* Exercise directions
Scan the data. Collect each line that contains the word "matplotlib".

* Task data

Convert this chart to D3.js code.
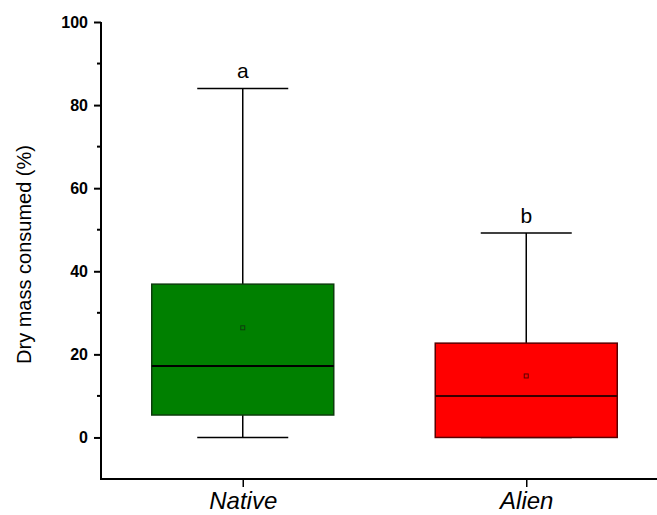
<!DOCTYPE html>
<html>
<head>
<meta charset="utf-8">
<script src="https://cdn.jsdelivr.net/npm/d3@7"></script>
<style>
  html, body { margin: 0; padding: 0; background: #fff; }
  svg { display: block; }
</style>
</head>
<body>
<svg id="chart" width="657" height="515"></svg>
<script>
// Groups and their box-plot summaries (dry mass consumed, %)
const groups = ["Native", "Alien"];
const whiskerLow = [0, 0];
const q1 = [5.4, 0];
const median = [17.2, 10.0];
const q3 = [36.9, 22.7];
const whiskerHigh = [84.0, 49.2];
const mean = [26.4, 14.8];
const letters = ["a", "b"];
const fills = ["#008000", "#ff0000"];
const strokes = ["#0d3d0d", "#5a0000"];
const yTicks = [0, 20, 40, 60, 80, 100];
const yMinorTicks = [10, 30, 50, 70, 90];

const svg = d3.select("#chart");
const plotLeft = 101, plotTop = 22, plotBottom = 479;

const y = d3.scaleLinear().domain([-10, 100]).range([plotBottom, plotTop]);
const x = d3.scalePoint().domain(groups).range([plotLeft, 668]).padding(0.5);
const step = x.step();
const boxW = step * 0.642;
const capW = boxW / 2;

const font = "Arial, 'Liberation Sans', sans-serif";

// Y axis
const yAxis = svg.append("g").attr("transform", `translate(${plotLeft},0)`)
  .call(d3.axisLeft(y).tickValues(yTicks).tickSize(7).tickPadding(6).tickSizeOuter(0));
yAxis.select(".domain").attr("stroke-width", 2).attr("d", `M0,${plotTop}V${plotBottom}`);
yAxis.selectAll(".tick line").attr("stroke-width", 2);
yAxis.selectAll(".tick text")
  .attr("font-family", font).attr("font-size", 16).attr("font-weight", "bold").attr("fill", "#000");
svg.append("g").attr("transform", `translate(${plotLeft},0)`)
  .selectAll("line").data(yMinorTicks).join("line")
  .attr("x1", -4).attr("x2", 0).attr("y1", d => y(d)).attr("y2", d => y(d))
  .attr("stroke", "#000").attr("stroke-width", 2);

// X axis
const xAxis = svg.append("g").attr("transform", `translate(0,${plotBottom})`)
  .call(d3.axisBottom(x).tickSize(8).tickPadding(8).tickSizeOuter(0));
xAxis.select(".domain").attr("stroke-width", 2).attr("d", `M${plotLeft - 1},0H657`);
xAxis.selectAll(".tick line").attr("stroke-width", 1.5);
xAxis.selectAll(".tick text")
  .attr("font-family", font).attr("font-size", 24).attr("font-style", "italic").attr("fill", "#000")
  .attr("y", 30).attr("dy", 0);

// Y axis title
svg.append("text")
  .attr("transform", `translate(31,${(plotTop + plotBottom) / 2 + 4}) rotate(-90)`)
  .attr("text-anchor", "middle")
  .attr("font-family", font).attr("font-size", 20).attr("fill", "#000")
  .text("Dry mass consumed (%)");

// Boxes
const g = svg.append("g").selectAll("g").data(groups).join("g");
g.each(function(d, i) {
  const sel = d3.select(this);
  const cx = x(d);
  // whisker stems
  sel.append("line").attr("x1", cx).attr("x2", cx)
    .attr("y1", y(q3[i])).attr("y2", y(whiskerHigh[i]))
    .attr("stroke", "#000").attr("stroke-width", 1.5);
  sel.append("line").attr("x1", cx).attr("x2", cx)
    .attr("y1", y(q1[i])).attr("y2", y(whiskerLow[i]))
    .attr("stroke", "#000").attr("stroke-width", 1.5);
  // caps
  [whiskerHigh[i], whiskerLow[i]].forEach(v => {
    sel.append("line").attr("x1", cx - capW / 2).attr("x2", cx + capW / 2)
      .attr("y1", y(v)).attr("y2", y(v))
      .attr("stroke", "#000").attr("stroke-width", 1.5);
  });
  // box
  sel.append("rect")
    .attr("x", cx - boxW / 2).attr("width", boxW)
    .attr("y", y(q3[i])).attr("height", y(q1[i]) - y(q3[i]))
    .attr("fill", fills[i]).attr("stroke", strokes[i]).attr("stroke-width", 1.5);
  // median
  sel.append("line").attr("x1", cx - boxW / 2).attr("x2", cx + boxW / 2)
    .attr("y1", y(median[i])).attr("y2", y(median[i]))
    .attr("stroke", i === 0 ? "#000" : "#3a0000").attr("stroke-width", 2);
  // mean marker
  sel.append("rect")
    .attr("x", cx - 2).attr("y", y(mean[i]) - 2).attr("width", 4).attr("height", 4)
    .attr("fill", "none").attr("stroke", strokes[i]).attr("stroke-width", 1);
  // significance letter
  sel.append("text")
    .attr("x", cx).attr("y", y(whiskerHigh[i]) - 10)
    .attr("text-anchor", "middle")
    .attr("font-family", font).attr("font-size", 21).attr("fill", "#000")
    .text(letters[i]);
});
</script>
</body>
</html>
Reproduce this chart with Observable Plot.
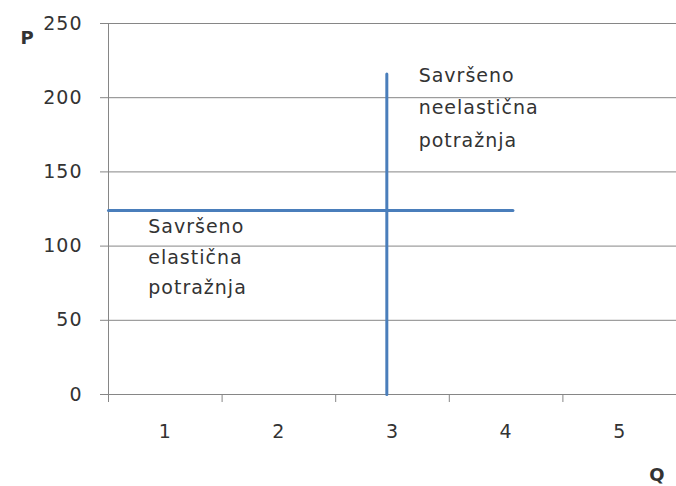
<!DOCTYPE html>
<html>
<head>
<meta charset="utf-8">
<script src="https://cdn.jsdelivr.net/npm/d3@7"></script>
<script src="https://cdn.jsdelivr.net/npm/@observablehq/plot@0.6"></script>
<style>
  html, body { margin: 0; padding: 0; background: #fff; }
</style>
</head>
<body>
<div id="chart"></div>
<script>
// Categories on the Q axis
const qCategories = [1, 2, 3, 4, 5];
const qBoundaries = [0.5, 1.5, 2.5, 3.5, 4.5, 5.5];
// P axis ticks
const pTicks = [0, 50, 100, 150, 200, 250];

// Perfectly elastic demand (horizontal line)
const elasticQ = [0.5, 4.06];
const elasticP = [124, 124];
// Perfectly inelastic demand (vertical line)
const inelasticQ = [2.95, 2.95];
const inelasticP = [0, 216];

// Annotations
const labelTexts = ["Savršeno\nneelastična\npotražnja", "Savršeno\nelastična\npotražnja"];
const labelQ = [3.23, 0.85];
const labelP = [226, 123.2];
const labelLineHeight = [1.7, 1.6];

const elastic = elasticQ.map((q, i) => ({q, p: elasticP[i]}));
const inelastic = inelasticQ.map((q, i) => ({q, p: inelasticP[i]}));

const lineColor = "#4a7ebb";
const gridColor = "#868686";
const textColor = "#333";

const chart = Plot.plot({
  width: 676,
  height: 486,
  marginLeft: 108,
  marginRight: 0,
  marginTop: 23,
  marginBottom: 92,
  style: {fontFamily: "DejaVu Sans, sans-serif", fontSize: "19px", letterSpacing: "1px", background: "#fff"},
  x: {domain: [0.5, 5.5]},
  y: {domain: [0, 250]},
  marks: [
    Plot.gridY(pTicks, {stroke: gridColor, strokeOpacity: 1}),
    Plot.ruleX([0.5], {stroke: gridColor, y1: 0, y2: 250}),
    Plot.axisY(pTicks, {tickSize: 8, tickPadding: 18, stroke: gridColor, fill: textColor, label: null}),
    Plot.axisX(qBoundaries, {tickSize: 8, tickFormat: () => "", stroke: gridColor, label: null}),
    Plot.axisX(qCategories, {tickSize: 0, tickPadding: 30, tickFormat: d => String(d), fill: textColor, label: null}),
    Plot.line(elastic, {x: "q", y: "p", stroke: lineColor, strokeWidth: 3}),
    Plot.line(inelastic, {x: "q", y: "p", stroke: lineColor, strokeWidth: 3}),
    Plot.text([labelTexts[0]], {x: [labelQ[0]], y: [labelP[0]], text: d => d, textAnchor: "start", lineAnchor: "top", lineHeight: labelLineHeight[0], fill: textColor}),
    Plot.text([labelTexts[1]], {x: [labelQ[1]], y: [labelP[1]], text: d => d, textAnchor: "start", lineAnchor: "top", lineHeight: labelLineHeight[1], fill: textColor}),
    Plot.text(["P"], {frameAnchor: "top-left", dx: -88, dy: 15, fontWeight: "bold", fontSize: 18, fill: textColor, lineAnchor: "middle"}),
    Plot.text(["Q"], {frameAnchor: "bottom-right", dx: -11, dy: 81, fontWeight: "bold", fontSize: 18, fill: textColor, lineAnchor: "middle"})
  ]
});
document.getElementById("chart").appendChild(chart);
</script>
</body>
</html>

==

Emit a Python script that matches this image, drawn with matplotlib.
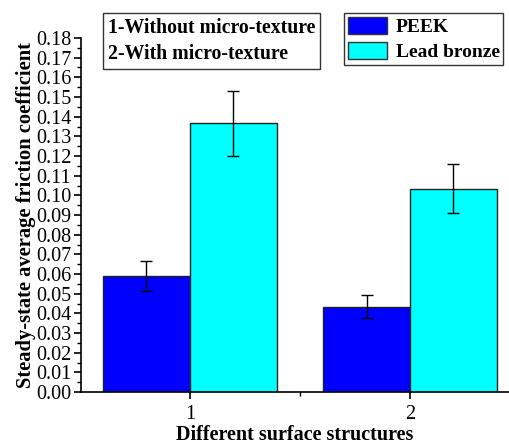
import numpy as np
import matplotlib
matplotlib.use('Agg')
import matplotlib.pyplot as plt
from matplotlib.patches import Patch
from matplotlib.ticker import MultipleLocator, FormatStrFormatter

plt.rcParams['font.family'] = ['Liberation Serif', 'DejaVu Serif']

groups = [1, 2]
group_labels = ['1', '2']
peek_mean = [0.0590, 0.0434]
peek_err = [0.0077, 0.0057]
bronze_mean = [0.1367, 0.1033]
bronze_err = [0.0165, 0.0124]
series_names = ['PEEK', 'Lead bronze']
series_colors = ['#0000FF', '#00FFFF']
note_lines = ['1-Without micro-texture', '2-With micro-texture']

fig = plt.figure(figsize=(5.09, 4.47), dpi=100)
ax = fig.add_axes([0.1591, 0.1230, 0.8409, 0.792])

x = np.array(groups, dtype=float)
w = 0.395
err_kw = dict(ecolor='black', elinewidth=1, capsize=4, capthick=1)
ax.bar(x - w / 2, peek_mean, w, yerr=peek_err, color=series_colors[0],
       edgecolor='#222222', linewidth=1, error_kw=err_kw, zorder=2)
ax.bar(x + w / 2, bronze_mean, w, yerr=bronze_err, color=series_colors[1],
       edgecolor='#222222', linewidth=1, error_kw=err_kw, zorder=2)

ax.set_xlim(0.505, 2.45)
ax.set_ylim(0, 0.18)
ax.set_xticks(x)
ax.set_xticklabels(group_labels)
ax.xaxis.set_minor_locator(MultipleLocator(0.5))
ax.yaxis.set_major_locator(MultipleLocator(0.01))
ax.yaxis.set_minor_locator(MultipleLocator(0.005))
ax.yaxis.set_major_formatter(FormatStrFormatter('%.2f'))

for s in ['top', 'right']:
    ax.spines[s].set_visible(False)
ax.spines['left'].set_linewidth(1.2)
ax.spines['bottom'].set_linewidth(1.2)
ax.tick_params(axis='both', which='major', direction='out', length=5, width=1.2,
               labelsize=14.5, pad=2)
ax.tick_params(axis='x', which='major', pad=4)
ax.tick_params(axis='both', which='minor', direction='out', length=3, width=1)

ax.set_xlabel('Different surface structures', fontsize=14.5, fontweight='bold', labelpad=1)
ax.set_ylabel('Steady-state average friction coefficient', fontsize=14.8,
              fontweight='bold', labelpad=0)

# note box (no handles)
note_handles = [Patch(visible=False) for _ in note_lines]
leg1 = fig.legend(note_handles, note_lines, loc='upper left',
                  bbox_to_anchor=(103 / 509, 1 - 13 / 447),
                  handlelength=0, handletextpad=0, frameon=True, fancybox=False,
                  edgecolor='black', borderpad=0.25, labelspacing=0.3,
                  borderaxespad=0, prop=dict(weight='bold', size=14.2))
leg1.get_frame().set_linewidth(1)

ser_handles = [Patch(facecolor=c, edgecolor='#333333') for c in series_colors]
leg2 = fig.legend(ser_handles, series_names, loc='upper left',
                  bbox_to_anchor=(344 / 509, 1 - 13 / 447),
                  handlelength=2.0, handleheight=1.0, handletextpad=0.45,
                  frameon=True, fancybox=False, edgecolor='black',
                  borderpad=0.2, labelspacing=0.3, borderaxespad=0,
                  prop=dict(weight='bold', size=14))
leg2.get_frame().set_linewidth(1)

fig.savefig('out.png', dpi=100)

* Response to the exercise
Emit a Python script that matches this image, drawn with matplotlib.
import matplotlib
matplotlib.use('Agg')
import matplotlib.pyplot as plt
from matplotlib.patches import Patch
from matplotlib.ticker import MultipleLocator, FormatStrFormatter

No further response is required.